WHAT IS EXPECTED
All lines from the one with "Write the matplotlib code for this chart." through the one with "from matplotlib.transforms import", and only those, are to be reproduced exactly, both ends included.

EXTRACTED MATERIAL
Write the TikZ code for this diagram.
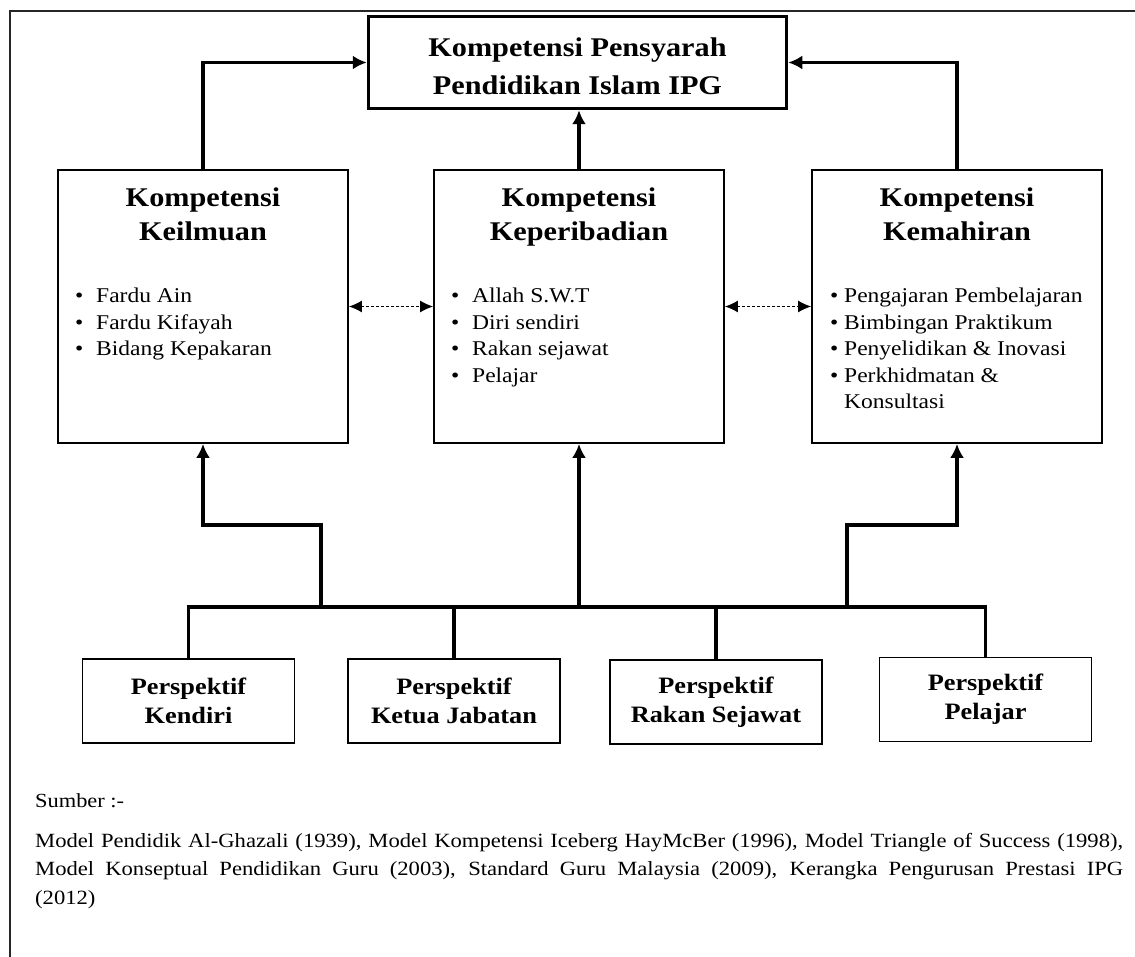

---

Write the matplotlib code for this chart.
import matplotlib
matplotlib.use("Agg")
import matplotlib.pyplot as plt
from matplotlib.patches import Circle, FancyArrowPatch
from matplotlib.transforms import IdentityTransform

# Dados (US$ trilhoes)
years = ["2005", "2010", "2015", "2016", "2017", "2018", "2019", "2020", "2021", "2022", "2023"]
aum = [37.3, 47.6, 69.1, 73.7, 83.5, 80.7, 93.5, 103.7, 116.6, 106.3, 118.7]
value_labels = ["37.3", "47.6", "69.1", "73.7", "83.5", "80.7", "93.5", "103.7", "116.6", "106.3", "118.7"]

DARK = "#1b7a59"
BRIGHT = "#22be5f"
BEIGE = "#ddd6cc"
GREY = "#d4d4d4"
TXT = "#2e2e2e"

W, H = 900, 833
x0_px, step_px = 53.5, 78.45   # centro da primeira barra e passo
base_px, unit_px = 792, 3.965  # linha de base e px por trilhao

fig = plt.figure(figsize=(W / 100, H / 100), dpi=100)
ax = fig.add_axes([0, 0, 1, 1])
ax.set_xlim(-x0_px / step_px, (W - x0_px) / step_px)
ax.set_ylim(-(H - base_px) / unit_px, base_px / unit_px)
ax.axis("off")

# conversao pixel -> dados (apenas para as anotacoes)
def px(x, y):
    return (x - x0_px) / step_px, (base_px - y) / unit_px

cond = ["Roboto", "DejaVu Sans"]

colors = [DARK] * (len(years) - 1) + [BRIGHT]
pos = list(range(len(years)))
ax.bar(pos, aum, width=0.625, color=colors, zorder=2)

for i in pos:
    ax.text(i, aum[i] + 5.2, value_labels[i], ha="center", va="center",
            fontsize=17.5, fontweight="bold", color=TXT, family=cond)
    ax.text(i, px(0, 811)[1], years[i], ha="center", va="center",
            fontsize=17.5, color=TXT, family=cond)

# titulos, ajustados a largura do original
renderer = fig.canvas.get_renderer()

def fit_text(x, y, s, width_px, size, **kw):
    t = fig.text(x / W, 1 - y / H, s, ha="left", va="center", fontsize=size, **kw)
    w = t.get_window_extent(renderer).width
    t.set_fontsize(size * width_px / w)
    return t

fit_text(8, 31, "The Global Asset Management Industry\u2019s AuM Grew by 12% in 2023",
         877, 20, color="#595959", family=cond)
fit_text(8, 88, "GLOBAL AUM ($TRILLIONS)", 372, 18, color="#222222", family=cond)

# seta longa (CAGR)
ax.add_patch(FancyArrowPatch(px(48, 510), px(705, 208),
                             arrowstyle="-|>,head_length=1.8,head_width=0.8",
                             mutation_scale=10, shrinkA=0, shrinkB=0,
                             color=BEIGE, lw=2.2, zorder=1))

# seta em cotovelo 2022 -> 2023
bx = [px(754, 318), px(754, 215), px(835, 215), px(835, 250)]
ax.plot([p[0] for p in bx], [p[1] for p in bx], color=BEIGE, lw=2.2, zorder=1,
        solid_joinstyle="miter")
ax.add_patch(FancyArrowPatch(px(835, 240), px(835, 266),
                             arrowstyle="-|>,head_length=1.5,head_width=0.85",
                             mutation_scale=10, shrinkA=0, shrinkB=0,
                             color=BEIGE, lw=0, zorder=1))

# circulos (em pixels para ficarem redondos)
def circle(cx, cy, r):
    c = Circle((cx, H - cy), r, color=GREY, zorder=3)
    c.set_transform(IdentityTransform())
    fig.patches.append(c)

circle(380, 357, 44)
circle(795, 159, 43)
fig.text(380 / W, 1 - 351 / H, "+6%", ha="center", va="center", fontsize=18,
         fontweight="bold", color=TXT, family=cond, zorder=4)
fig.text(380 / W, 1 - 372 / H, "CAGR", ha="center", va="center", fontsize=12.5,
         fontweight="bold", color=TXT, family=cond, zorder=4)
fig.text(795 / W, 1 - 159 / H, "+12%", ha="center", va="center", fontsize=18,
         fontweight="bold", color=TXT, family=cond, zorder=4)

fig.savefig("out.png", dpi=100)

EXERCISE ANSWER
Write the matplotlib code for this chart.
import matplotlib
matplotlib.use("Agg")
import matplotlib.pyplot as plt
from matplotlib.patches import Circle, FancyArrowPatch
from matplotlib.transforms import IdentityTransform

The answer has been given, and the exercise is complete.